Job :: Set down only those lines that fall from the line containing "Write a web" through the line containing "const fmt = v => v.toLocaleString('en-US');", unchanged and without pictures.

Data provided ::
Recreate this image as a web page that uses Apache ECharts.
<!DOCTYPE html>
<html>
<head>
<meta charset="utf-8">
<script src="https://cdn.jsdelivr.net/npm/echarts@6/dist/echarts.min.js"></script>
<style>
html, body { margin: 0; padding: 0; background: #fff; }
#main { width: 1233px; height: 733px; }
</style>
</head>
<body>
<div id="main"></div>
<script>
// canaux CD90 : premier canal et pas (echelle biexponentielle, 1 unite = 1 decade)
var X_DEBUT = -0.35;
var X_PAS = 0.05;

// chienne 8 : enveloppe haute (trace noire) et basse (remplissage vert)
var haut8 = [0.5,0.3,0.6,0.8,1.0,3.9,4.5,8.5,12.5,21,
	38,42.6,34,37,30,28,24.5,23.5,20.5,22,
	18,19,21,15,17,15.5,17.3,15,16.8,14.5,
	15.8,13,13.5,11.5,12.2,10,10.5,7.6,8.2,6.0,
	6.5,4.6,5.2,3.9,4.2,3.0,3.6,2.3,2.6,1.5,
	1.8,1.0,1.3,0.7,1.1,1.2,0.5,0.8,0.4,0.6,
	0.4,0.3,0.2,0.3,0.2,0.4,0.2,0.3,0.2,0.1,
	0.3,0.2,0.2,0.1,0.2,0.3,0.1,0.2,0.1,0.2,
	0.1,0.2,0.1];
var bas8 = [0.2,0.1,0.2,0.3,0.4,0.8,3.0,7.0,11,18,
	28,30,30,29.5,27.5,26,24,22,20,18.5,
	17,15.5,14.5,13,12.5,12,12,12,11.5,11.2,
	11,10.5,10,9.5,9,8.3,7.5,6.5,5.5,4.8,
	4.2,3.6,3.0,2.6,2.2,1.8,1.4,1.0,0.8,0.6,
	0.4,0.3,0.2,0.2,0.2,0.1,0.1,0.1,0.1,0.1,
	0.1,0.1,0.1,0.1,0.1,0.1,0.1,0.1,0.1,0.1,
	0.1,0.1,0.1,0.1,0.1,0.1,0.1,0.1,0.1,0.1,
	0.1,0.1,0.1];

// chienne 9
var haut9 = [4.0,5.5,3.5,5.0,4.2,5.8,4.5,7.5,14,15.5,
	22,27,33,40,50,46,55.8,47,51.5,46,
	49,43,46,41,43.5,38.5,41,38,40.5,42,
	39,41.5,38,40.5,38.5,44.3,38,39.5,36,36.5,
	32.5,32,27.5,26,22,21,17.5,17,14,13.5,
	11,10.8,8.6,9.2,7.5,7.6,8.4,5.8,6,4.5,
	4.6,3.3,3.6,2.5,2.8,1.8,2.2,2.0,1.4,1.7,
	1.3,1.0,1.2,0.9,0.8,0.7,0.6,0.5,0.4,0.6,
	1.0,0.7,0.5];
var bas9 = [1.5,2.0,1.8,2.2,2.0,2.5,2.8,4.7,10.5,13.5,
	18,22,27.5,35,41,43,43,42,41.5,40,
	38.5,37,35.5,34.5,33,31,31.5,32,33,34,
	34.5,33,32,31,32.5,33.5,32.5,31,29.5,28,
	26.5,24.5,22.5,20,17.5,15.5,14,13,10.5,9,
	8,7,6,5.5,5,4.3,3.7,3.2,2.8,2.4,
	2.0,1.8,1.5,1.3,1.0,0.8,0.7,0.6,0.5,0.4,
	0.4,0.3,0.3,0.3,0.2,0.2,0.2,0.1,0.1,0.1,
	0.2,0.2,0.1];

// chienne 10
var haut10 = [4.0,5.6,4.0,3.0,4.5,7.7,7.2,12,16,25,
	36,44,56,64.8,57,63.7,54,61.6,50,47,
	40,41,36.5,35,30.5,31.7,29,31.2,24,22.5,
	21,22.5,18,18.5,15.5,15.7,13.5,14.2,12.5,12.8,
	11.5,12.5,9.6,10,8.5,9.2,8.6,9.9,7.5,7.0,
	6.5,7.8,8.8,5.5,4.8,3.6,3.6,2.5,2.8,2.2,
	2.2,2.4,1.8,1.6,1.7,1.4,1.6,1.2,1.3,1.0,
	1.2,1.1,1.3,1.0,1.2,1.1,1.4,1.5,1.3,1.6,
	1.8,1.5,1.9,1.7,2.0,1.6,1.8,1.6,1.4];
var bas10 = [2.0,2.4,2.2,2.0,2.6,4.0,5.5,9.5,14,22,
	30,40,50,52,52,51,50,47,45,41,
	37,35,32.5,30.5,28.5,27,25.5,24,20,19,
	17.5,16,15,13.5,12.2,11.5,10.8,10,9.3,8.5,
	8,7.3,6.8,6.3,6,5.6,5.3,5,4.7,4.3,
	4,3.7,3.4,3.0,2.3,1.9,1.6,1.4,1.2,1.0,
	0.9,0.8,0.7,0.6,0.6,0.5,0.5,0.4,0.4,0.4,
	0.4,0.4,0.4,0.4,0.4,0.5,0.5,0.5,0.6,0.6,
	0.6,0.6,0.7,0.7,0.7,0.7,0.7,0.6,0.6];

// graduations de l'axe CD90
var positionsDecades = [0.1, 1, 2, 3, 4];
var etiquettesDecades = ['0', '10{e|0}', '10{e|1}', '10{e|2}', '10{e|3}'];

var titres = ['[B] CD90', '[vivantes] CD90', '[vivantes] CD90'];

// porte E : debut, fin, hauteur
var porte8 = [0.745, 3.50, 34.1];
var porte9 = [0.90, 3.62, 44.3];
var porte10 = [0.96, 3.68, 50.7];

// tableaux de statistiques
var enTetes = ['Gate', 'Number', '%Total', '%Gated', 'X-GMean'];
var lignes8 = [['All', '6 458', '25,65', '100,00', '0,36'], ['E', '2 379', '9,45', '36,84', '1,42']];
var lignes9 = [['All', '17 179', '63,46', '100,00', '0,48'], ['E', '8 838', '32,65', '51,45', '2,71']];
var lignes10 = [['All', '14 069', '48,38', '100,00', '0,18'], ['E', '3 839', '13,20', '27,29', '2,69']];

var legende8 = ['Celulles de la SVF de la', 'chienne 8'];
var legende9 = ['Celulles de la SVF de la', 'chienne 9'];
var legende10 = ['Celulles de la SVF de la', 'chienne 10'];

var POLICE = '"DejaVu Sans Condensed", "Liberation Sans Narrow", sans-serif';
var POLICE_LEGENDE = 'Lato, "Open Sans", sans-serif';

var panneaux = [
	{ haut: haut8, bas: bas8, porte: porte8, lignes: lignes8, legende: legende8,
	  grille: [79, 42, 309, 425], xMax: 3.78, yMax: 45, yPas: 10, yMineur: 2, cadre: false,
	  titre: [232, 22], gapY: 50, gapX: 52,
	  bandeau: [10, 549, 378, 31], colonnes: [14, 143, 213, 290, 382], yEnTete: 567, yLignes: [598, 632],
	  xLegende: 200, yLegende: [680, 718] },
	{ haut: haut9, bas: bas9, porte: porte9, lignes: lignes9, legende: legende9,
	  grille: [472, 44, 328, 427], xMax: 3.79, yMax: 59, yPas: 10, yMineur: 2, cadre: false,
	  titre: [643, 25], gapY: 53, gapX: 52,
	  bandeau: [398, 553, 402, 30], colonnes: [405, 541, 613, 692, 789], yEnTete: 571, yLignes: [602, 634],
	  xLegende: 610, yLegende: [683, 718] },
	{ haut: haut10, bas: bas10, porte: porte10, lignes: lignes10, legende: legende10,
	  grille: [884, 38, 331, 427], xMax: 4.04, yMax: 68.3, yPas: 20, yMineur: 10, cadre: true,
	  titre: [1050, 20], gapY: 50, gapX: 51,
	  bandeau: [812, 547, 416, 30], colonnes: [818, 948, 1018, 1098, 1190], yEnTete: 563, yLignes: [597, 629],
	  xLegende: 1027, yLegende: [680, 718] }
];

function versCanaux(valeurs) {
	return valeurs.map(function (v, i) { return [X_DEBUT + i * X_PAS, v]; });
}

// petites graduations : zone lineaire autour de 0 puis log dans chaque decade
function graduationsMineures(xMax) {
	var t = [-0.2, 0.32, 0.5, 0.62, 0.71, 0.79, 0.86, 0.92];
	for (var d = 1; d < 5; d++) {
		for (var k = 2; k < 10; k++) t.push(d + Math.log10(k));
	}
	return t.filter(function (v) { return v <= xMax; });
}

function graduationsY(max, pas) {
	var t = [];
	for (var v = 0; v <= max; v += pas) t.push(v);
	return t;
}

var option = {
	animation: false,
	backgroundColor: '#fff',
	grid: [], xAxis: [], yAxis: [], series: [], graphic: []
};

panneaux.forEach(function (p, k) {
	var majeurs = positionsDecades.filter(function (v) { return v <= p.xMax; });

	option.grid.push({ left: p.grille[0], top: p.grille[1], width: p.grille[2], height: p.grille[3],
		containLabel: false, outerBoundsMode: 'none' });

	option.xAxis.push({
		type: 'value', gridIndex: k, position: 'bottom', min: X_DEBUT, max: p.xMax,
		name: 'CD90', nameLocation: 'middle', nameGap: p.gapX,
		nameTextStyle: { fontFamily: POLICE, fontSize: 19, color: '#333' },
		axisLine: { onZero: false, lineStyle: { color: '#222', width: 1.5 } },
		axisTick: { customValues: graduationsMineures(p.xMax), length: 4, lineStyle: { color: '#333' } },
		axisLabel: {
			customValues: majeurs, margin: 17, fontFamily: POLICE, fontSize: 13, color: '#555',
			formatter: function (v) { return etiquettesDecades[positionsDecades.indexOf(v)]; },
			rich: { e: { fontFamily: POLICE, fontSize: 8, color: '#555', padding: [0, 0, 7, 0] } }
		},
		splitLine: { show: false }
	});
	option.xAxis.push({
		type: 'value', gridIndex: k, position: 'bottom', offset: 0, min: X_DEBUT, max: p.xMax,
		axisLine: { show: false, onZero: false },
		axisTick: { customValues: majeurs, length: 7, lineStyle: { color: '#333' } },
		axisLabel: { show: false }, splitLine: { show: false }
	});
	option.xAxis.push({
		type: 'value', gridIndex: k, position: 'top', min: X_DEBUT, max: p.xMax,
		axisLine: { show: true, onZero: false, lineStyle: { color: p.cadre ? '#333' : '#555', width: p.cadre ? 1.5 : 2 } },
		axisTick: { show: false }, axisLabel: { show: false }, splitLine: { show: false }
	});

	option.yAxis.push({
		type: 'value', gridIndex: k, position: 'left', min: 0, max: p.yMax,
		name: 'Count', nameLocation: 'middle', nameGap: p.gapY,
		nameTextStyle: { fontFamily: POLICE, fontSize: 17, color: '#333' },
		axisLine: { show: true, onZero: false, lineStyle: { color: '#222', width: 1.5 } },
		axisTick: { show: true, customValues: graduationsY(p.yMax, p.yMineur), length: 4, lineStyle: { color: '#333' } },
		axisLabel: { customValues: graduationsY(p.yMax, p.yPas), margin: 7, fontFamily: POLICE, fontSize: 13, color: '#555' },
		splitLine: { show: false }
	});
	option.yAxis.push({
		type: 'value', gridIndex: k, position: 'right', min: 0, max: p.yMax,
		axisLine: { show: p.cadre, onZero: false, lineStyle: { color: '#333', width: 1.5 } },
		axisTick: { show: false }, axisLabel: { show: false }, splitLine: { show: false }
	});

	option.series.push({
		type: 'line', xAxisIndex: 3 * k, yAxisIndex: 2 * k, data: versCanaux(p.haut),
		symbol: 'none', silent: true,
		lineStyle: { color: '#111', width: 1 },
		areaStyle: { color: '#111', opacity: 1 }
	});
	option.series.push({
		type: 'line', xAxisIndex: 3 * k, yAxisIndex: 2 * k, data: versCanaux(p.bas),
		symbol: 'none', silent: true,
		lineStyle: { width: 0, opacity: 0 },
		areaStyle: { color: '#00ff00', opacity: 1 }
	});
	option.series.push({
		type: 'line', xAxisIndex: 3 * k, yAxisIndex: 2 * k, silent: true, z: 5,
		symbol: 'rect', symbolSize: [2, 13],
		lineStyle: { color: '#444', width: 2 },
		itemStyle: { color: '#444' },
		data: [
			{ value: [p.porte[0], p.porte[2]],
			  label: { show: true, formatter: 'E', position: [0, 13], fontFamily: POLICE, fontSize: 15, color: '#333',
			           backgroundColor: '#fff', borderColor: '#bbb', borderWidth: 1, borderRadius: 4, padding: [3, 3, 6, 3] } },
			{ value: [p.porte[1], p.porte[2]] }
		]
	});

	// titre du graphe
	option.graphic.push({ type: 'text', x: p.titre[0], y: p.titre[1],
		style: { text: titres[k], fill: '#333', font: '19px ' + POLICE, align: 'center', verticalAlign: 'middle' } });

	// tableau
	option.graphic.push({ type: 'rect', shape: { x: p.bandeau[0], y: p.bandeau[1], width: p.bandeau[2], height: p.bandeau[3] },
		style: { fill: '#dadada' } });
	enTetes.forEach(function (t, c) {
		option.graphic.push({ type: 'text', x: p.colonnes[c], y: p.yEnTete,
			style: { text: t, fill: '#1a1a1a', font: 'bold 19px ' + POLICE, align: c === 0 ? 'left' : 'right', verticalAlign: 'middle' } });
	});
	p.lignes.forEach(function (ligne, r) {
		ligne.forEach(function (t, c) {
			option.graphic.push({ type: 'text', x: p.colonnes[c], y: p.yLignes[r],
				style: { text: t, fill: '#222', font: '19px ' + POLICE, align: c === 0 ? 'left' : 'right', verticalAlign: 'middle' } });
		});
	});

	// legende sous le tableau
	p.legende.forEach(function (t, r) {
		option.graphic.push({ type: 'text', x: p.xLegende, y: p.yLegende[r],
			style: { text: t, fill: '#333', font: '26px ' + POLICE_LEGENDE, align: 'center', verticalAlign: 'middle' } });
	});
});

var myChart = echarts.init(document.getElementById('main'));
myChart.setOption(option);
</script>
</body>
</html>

* * *

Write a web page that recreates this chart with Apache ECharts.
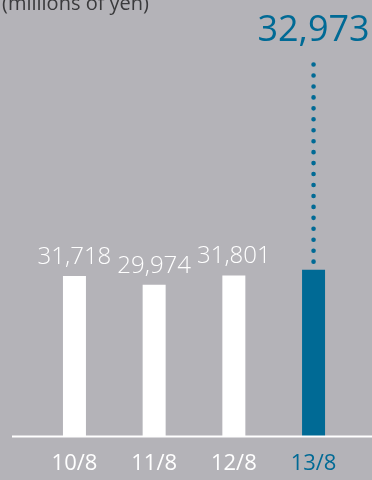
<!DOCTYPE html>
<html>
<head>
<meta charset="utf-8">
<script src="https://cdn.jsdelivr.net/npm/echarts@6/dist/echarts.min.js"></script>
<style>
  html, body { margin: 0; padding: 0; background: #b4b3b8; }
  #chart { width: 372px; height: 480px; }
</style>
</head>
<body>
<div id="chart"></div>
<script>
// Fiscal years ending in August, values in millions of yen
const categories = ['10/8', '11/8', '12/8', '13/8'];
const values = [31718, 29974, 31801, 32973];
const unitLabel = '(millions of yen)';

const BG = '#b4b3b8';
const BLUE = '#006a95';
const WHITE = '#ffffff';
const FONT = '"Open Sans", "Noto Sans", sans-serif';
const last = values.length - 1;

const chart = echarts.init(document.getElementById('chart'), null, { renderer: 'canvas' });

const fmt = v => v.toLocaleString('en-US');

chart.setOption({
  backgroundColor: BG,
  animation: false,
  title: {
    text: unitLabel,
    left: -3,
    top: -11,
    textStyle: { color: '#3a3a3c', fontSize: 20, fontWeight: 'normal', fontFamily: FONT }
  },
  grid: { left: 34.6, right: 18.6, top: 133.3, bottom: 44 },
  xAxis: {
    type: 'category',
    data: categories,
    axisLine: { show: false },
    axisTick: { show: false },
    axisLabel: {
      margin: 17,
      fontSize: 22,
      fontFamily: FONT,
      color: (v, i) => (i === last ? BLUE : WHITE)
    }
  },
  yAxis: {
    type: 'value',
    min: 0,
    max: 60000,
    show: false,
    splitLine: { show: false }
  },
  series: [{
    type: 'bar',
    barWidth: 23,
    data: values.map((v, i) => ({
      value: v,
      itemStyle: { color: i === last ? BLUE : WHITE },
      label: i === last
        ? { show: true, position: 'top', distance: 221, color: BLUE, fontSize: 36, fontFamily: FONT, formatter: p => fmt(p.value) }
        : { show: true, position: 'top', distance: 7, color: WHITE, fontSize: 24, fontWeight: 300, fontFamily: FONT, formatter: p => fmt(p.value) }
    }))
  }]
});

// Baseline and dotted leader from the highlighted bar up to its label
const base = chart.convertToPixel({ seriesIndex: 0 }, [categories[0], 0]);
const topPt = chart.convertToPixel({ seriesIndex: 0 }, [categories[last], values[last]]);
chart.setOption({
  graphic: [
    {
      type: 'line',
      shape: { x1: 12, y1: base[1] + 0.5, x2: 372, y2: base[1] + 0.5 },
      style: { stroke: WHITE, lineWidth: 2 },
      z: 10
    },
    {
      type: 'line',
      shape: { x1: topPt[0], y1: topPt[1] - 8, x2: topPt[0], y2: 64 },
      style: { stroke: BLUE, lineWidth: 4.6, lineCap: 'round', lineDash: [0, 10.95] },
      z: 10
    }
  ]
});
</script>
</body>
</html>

Solution to this problem ::
Write a web page that recreates this chart with Apache ECharts.
<!DOCTYPE html>
<html>
<head>
<meta charset="utf-8">
<script src="https://cdn.jsdelivr.net/npm/echarts@6/dist/echarts.min.js"></script>
<style>
  html, body { margin: 0; padding: 0; background: #b4b3b8; }
  #chart { width: 372px; height: 480px; }
</style>
</head>
<body>
<div id="chart"></div>
<script>
// Fiscal years ending in August, values in millions of yen
const categories = ['10/8', '11/8', '12/8', '13/8'];
const values = [31718, 29974, 31801, 32973];
const unitLabel = '(millions of yen)';

const BG = '#b4b3b8';
const BLUE = '#006a95';
const WHITE = '#ffffff';
const FONT = '"Open Sans", "Noto Sans", sans-serif';
const last = values.length - 1;

const chart = echarts.init(document.getElementById('chart'), null, { renderer: 'canvas' });

const fmt = v => v.toLocaleString('en-US');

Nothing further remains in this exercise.